→ Directive
Find how many lines in the material hold the word "this", then state that number and nothing more.

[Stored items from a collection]
───
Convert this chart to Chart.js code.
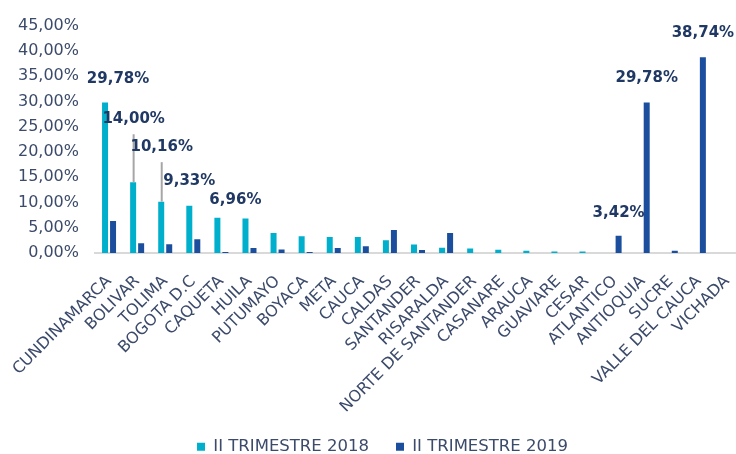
<!DOCTYPE html>
<html>
<head>
<meta charset="utf-8">
<script src="https://cdn.jsdelivr.net/npm/chart.js@4/dist/chart.umd.min.js"></script>
<style>
  html, body { margin: 0; padding: 0; background: #ffffff; overflow: hidden; }
  #wrap { width: 736px; height: 454px; overflow: hidden; }
</style>
</head>
<body>
<div id="wrap"><canvas id="c" width="759" height="465"></canvas></div>
<script>
const categories = ['CUNDINAMARCA','BOLIVAR','TOLIMA','BOGOTA D.C','CAQUETA','HUILA','PUTUMAYO','BOYACA','META','CAUCA','CALDAS','SANTANDER','RISARALDA','NORTE DE SANTANDER','CASANARE','ARAUCA','GUAVIARE','CESAR','ATLANTICO','ANTIOQUIA','SUCRE','VALLE DEL CAUCA','VICHADA'];
const seriesNames = ['II TRIMESTRE 2018','II TRIMESTRE 2019'];
const values2018 = [29.78,14.00,10.16,9.33,6.96,6.85,3.95,3.31,3.18,3.18,2.53,1.68,1.03,0.90,0.64,0.45,0.32,0.30,null,null,null,null,null];
const values2019 = [6.35,1.95,1.75,2.73,0.20,0.97,0.70,0.22,0.97,1.36,4.54,0.58,3.95,null,null,null,null,null,3.42,29.78,0.45,38.74,null];
const yTicks = [0,5,10,15,20,25,30,35,40,45];
const yTickLabels = ['0,00%','5,00%','10,00%','15,00%','20,00%','25,00%','30,00%','35,00%','40,00%','45,00%'];

// labelled bars: [series index, category index]
const labelledBars = [[0,0],[0,1],[0,2],[0,3],[0,4],[1,18],[1,19],[1,21]];
// style: label offsets from bar top (px) and leader lines
const labelStyle = {
  '0-0': {dx: 13, dy: -23},
  '0-1': {dx: 0.5, dy: -63, leader: true},
  '0-2': {dx: 0.5, dy: -54.5, leader: true},
  '0-3': {dx: 0, dy: -25},
  '0-4': {dx: 18, dy: -17.5},
  '1-18': {dx: 0, dy: -22.5},
  '1-19': {dx: 0, dy: -24.5},
  '1-21': {dx: 0, dy: -24.5}
};

const fmt = v => Number(v).toFixed(2).replace('.', ',') + '%';
const FONT = "'DejaVu Sans', Verdana, sans-serif";
const TXT = '#3C4B6B';

const barLabels = {
  id: 'barLabels',
  afterDatasetsDraw(chart) {
    const ctx = chart.ctx;
    ctx.save();
    ctx.font = "bold 15px " + FONT;
    ctx.textAlign = 'center';
    ctx.textBaseline = 'middle';
    labelledBars.forEach(([ds, i]) => {
      const el = chart.getDatasetMeta(ds).data[i];
      const v = chart.data.datasets[ds].data[i];
      const st = labelStyle[ds + '-' + i];
      const x = el.x + st.dx, y = el.y + st.dy;
      if (st.leader) {
        ctx.strokeStyle = '#A6A6A6';
        ctx.lineWidth = 2;
        ctx.beginPath();
        ctx.moveTo(x, y + 15);
        ctx.lineTo(x, el.y);
        ctx.stroke();
      }
      ctx.fillStyle = '#203864';
      ctx.fillText(fmt(v), x, y);
    });
    ctx.restore();
  }
};

new Chart(document.getElementById('c'), {
  type: 'bar',
  data: {
    labels: categories,
    datasets: [
      { label: seriesNames[0], data: values2018, backgroundColor: '#00AFCB' },
      { label: seriesNames[1], data: values2019, backgroundColor: '#1B4F9E' }
    ]
  },
  options: {
    responsive: false,
    animation: false,
    devicePixelRatio: 1,
    categoryPercentage: 0.57,
    barPercentage: 0.75,
    layout: { padding: { left: 6, right: 0, top: 12, bottom: 0 } },
    plugins: {
      tooltip: { enabled: false },
      legend: {
        position: 'bottom',
        labels: {
          boxWidth: 8, boxHeight: 8, padding: 27,
          color: TXT,
          font: { family: FONT, size: 16.5 }
        }
      }
    },
    scales: {
      x: {
        afterFit: s => { s.height = 158.5; s.paddingLeft = 0; s.paddingRight = 18; },
        grid: { display: false, drawTicks: false },
        border: { display: true, color: '#D9D9D9', width: 2 },
        ticks: {
          autoSkip: false, minRotation: 45, maxRotation: 45, padding: 19,
          color: TXT, font: { family: FONT, size: 16 }
        }
      },
      y: {
        min: 0, max: 45,
        afterBuildTicks: axis => { axis.ticks = yTicks.map(v => ({ value: v })); },
        afterFit: s => { s.width = 89; },
        grid: { display: false, drawTicks: false },
        border: { display: false },
        ticks: {
          padding: 16, color: TXT, font: { family: FONT, size: 16 },
          callback: (v, i) => yTickLabels[i]
        }
      }
    }
  },
  plugins: [barLabels]
});
</script>
</body>
</html>
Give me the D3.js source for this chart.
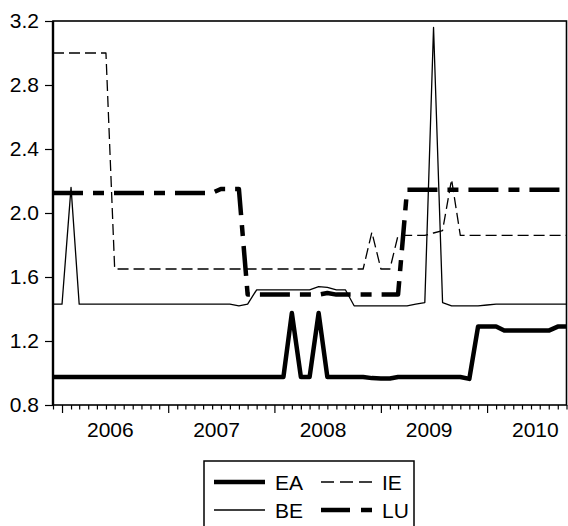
<!DOCTYPE html>
<html>
<head>
<meta charset="utf-8">
<script src="https://cdn.jsdelivr.net/npm/d3@7"></script>
<style>
  body { margin: 0; background: #fff; }
  svg text { font-family: "Liberation Sans", Arial, sans-serif; fill: #000; }
  .axis path { display: none; }
  .axis line { stroke: #000; stroke-width: 1.2; }
</style>
</head>
<body>
<svg id="chart" width="568" height="526"></svg>
<script>

// monthly observations, 2005M12 .. 2010M10
var startMonth = new Date(2005, 11, 1);
var endMonth = new Date(2010, 9, 1);
var months = d3.timeMonth.range(startMonth, d3.timeMonth.offset(endMonth, 1));

var yearLabels = [2006, 2007, 2008, 2009, 2010];
var yTicks = [0.8, 1.2, 1.6, 2.0, 2.4, 2.8, 3.2];

var EA = [0.975,
  0.975, 0.975, 0.975, 0.975, 0.975, 0.975, 0.975, 0.975, 0.975, 0.975, 0.975, 0.975,
  0.975, 0.975, 0.975, 0.975, 0.975, 0.975, 0.975, 0.975, 0.975, 0.975, 0.975, 0.975,
  0.975, 0.975, 1.375, 0.975, 0.975, 1.375, 0.975, 0.975, 0.975, 0.975, 0.975, 0.968,
  0.965, 0.966, 0.975, 0.975, 0.975, 0.975, 0.975, 0.975, 0.975, 0.975, 0.963, 1.29,
  1.29, 1.29, 1.265, 1.265, 1.265, 1.265, 1.265, 1.265, 1.29, 1.29];

var BE = [1.43,
  1.43, 2.16, 1.43, 1.43, 1.43, 1.43, 1.43, 1.43, 1.43, 1.43, 1.43, 1.43,
  1.43, 1.43, 1.43, 1.43, 1.43, 1.43, 1.43, 1.43, 1.42, 1.43, 1.52, 1.52,
  1.52, 1.52, 1.52, 1.52, 1.52, 1.54, 1.535, 1.52, 1.52, 1.42, 1.42, 1.42,
  1.42, 1.42, 1.42, 1.42, 1.43, 1.44, 3.16, 1.44, 1.42, 1.42, 1.42, 1.42,
  1.425, 1.43, 1.43, 1.43, 1.43, 1.43, 1.43, 1.43, 1.43, 1.43];

var IE = [3.0,
  3.0, 3.0, 3.0, 3.0, 3.0, 3.0, 1.65, 1.65, 1.65, 1.65, 1.65, 1.65,
  1.65, 1.65, 1.65, 1.65, 1.65, 1.65, 1.65, 1.65, 1.65, 1.65, 1.65, 1.65,
  1.65, 1.65, 1.65, 1.65, 1.65, 1.65, 1.65, 1.65, 1.65, 1.65, 1.65, 1.88,
  1.65, 1.65, 1.86, 1.86, 1.86, 1.86, 1.875, 1.89, 2.21, 1.86, 1.86, 1.86,
  1.86, 1.86, 1.86, 1.86, 1.86, 1.86, 1.86, 1.86, 1.86, 1.86];

var LU = [2.125,
  2.125, 2.125, 2.125, 2.125, 2.125, 2.125, 2.125, 2.125, 2.125, 2.125, 2.125, 2.125,
  2.125, 2.125, 2.125, 2.125, 2.125, 2.125, 2.15, 2.15, 2.15, 1.49, 1.49, 1.49,
  1.49, 1.49, 1.49, 1.49, 1.49, 1.49, 1.50, 1.49, 1.49, 1.49, 1.49, 1.49,
  1.49, 1.49, 1.49, 2.145, 2.145, 2.145, 2.145, 2.145, 2.145, 2.145, 2.145, 2.145,
  2.145, 2.145, 2.145, 2.145, 2.145, 2.145, 2.145, 2.145, 2.145, 2.145];

var series = [
  {name: "EA", values: EA, width: 4.5, dash: null},
  {name: "BE", values: BE, width: 1.3, dash: null},
  {name: "IE", values: IE, width: 1.3, dash: "11,5"},
  {name: "LU", values: LU, width: 4.5, dash: "30,10,11,10"}
];

var margin = {top: 21, right: 1.5, bottom: 121, left: 53};
var width = 568 - margin.left - margin.right;
var height = 526 - margin.top - margin.bottom;
var fontSize = 21;

var svg = d3.select("#chart");
var g = svg.append("g")
    .attr("transform", "translate(" + margin.left + "," + margin.top + ")");

var x = d3.scaleTime()
    .domain([startMonth, endMonth])
    .range([0, width]);

var y = d3.scaleLinear()
    .domain([0.8, 3.2])
    .range([height, 0]);

// y axis
var yAxis = g.append("g")
    .attr("class", "axis")
    .call(d3.axisLeft(y).tickValues(yTicks).tickSize(8).tickPadding(6).tickFormat(d3.format(".1f")));
yAxis.selectAll("text")
    .attr("font-size", fontSize)
    .attr("dy", "0.3em");

// x axis: a tick every month, longer at each January
var xAxis = g.append("g")
    .attr("class", "axis")
    .attr("transform", "translate(0," + height + ")")
    .call(d3.axisBottom(x).tickValues(months).tickSize(4).tickFormat(""));
xAxis.selectAll(".tick line")
    .attr("y2", function(d) { return d.getMonth() === 0 ? 8 : 4.5; });

g.selectAll(".year-label")
    .data(yearLabels)
  .enter().append("text")
    .attr("class", "year-label")
    .attr("x", function(d) { return x(new Date(d, 5, 16)); })
    .attr("y", height + 32)
    .attr("text-anchor", "middle")
    .attr("font-size", fontSize)
    .text(function(d) { return d; });

var line = d3.line()
    .x(function(d, i) { return x(months[i]); })
    .y(function(d) { return y(d); });

g.selectAll(".series")
    .data(series)
  .enter().append("path")
    .attr("class", "series")
    .attr("fill", "none")
    .attr("stroke", "#000")
    .attr("stroke-width", function(d) { return d.width; })
    .attr("stroke-dasharray", function(d) { return d.dash; })
    .attr("stroke-linejoin", "round")
    .attr("d", function(d) { return line(d.values); });

// frame
g.append("rect")
    .attr("width", width)
    .attr("height", height)
    .attr("fill", "none")
    .attr("stroke", "#000")
    .attr("stroke-width", 1.6);
g.append("line")
    .attr("x1", 0).attr("x2", 0)
    .attr("y1", 0).attr("y2", height)
    .attr("stroke", "#000")
    .attr("stroke-width", 2.4);

// legend
var legend = svg.append("g")
    .attr("transform", "translate(204,461)");

legend.append("rect")
    .attr("width", 210)
    .attr("height", 90)
    .attr("fill", "none")
    .attr("stroke", "#000")
    .attr("stroke-width", 1.5);

var legendPos = {
  EA: [10, 21], BE: [10, 49],
  IE: [117, 21], LU: [117, 49]
};

var items = legend.selectAll(".item")
    .data(series)
  .enter().append("g")
    .attr("class", "item")
    .attr("transform", function(d) { return "translate(" + legendPos[d.name][0] + "," + legendPos[d.name][1] + ")"; });

items.append("line")
    .attr("x1", 0).attr("x2", 51)
    .attr("stroke", "#000")
    .attr("stroke-width", function(d) { return d.width; })
    .attr("stroke-dasharray", function(d) { return d.name === "IE" ? "13,6" : d.name === "LU" ? "29,11,11,10" : null; });

items.append("text")
    .attr("x", 61)
    .attr("dy", "0.36em")
    .attr("font-size", fontSize)
    .text(function(d) { return d.name; });

</script>
</body>
</html>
───
→ Completed exercise
2